Sometimes they draw a total blank and say, “Laura, I don’t even know where to start. It’s a blank slate up here. I’ve got nothing.”
And that’s common. If you have been doing work that’s out of alignment with your wants and needs, you can lose the ability to dream and think of other possibilities. Your imagination atrophies. Your hope dwindles. And you have no other option but to resort to coping mechanisms like “I guess this is as good as it gets” and “work is called work for a reason.”
Those are coping mechanisms to allow you to just keep plodding on without questioning your current situation. It’s survival mode.
And when I ask, “What might meaningful work consist of for you?” there’s nothing there because you have become so guarded against disappointment and getting your hopes up that you just can’t even think that way anymore.
Questioning is vulnerable. Hoping is vulnerable. Imagining a new future is vulnerable. Because it means you mean you might not get what is in your heart.
So instead, part of you just shuts it down. Have you experienced this?
The good news is, we can get your imagination going again. We can start to take some of the armor off your heart and let you hope again.
My Unexpected First Step
In the fall of my senior year of college, I still wasn’t sure what I wanted to do with my life. I was about to graduate with a history degree and I didn’t want to teach, work in a museum, or go to law school. I didn’t know WHAT I wanted to do.

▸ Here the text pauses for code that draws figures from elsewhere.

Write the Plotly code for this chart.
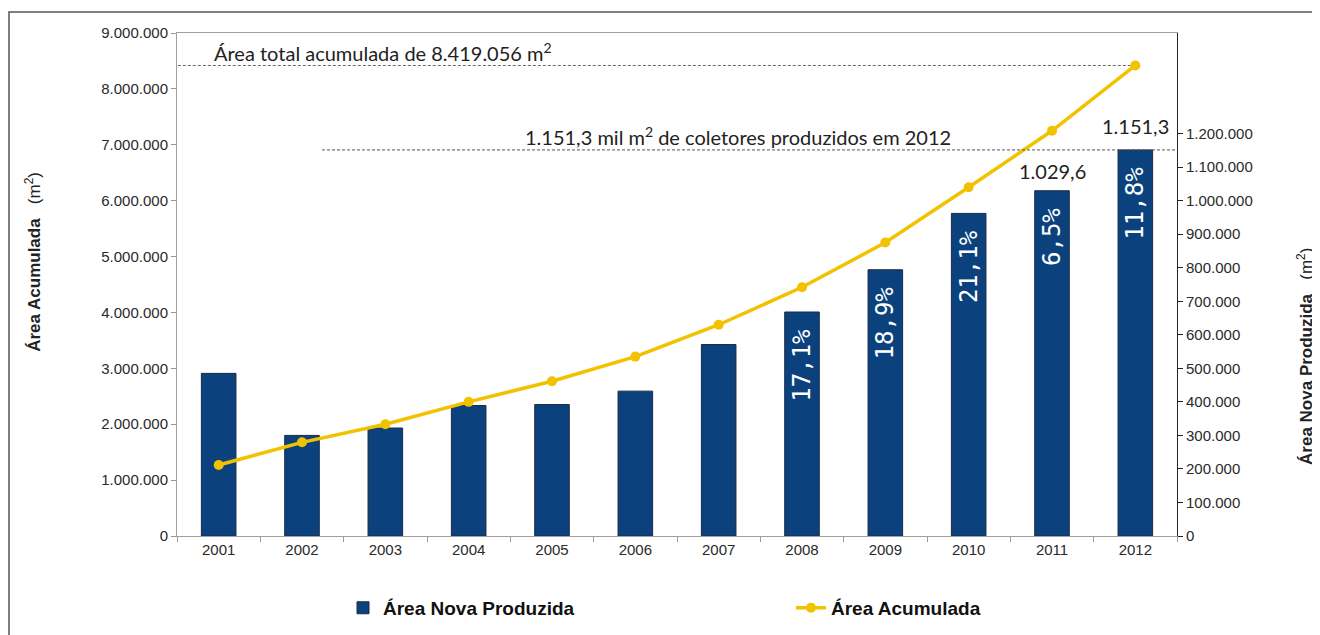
import plotly.graph_objects as go

years = ["2001", "2002", "2003", "2004", "2005", "2006",
         "2007", "2008", "2009", "2010", "2011", "2012"]
area_nova = [485000, 300000, 322000, 389000, 392000, 432000,
             571000, 668000, 794000, 962000, 1029600, 1151300]
area_acumulada = [1270000, 1676000, 2000000, 2400000, 2770000, 3210000,
                  3780000, 4450000, 5250000, 6240000, 7250000, 8419056]
pct_labels = ["", "", "", "", "", "", "", "17,1%", "18,9%", "21,1%", "6,5%", "11,8%"]
left_ticks = [0, 1000000, 2000000, 3000000, 4000000, 5000000, 6000000, 7000000, 8000000, 9000000]
right_ticks = [0, 100000, 200000, 300000, 400000, 500000, 600000,
               700000, 800000, 900000, 1000000, 1100000, 1200000]
top_labels = {"2011": "1.029,6", "2012": "1.151,3"}

BAR = "#0B427E"
GOLD = "#F2C200"
TICKFONT = dict(family="Liberation Sans, Arial", size=15, color="#2A2A2A")
NOTEFONT = dict(family="Lato", size=20, color="#222222")

# a non-breaking space keeps the rotated label a little below the bar top
bar_text = [(t + "\u00a0") if t else "" for t in pct_labels]

fig = go.Figure()
# bars on the primary (right-side) axis, line on the overlaying (left-side) axis so it draws on top
fig.add_trace(go.Bar(
    x=years, y=area_nova, yaxis="y", name="Área Nova Produzida",
    marker=dict(color=BAR, line=dict(color="#1C2B45", width=1)),
    text=bar_text, textposition="inside", insidetextanchor="end",
    textangle=-90, constraintext="none",
    textfont=dict(family="DejaVu Sans Mono", size=24, color="white"),
))
fig.add_trace(go.Scatter(
    x=years, y=area_acumulada, yaxis="y2", name="Área Acumulada",
    mode="lines+markers",
    line=dict(color=GOLD, width=3.5),
    marker=dict(color=GOLD, size=10),
))

annotations = [
    dict(xref="x", yref="y2", x=-0.08, y=area_acumulada[-1], xanchor="left", yanchor="bottom",
         text="Área total acumulada de 8.419.056 m<sup>2</sup>", showarrow=False, yshift=-2,
         font=NOTEFONT),
    dict(xref="x", yref="y", x=6.23, y=area_nova[-1], xanchor="center", yanchor="bottom",
         text="1.151,3 mil m<sup>2</sup> de coletores produzidos em 2012", showarrow=False, yshift=-1,
         font=NOTEFONT),
    dict(xref="paper", yref="paper", x=-0.144, y=0.545, xanchor="center", yanchor="middle",
         textangle=-90, showarrow=False,
         text="<b>Área Acumulada</b>   (m<sup>2</sup>)",
         font=dict(family="Liberation Sans, Arial", size=17, color="#222222")),
    dict(xref="paper", yref="paper", x=1.128, y=0.356, xanchor="center", yanchor="middle",
         textangle=-90, showarrow=False,
         text="<b>Área Nova Produzida</b>   (m<sup>2</sup>)",
         font=dict(family="Liberation Sans, Arial", size=17, color="#222222")),
]
for yr, lab in top_labels.items():
    i = years.index(yr)
    annotations.append(dict(xref="x", yref="y", x=i, y=area_nova[i], xanchor="center",
                            yanchor="bottom", text=lab, showarrow=False,
                            yshift=6 if yr == "2011" else 10,
                            font=NOTEFONT))

shapes = [
    dict(type="line", xref="x", yref="y2", x0=-0.55, x1=11, y0=area_acumulada[-1], y1=area_acumulada[-1],
         line=dict(color="#666666", width=1, dash="3px,2px"), layer="below"),
    dict(type="line", xref="x", yref="y", x0=1.24, x1=11.61, y0=area_nova[-1], y1=area_nova[-1],
         line=dict(color="#555555", width=1, dash="3px,2px")),
    dict(type="rect", xref="paper", yref="paper", x0=-0.168, x1=1.3, y0=-0.4, y1=1.0417,
         line=dict(color="#555555", width=1.5), layer="below"),
]

fig.update_layout(
    width=1312, height=627,
    margin=dict(l=169, r=143, t=25, b=99, autoexpand=False),
    paper_bgcolor="white", plot_bgcolor="white",
    separators=",.",
    bargap=0.585,
    showlegend=True,
    legend=dict(orientation="h", x=0.166, y=-0.143, xanchor="left", yanchor="middle",
                entrywidth=403, entrywidthmode="pixels",
                font=dict(family="Liberation Sans Narrow, Liberation Sans, Arial", size=19,
                          color="#111111", weight="bold"),
                traceorder="normal"),
    xaxis=dict(type="category", tickson="boundaries", ticks="outside", ticklen=5,
               tickcolor="#999999", showline=True, linecolor="#A0A0A0", mirror=True,
               showgrid=False, tickfont=TICKFONT, range=[-0.5, 11.5], automargin=False),
    yaxis=dict(range=[0, 1500000], tickvals=right_ticks, tickformat=",.0f",
               side="right", showline=True, linecolor="#222222", ticks="outside", ticklen=5,
               tickcolor="#222222", showgrid=False, zeroline=False, tickfont=TICKFONT,
               automargin=False),
    yaxis2=dict(range=[0, 9000000], tickvals=left_ticks, tickformat=",.0f", overlaying="y",
                side="left", showline=True, linecolor="#A0A0A0", ticks="outside", ticklen=5,
                tickcolor="#999999", showgrid=False, zeroline=False, tickfont=TICKFONT,
                automargin=False),
    annotations=annotations,
    shapes=shapes,
)

fig.write_html("out.html")
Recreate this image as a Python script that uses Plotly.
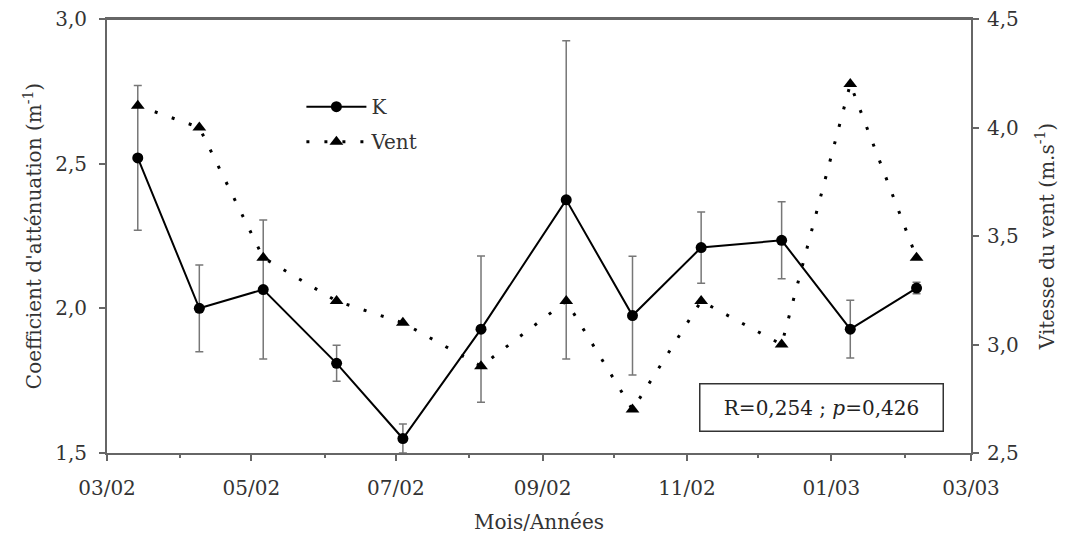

The career center at my college was offering some kind of workshop about how to get your resume in front of companies that were hiring. I did NOT want to attend this thing, but I went so that my mother, no doubt wracked with parental panic about my future, would quit nagging me about it.
It was one of the most valuable workshops I ever attended. Not because I polished my resume, learned how to get a job, or even figured out what I wanted to do.
It was valuable because I got very clear on what I did NOT want. I took notes:
I knew that the world of work they were trying to sell me on was NOT for me.
I did not, would not, EVER belong to the club they wanted me to scrape and bow and contort myself into.
I left it very clear that I would be making my own way. I didn’t know what that would look like, only that it would be mine and that I would feel like myself in it.
I keep this scrap of paper, 22 years later, as a reminder of my very own “I don’t know what I want to do, but I know it’s not THIS!” moment. Because rejection is better than a blank slate. Friction is better than a blank slate.
Your First Step to Choosing a New Career You Love
My invitation to you is to create your very own reasons not to do this list. Or what I have my clients create: A Hell No List. Hell No, I don’t ever want THIS again. Write down your Hell Nos.
And then here’s the backdoor trick: Next, write your Hell Yes list. Which is simply the opposite of your Hell Nos.
This one exercise is not enough for choosing a new career you love. But it can take you from a blank slate to a starting point.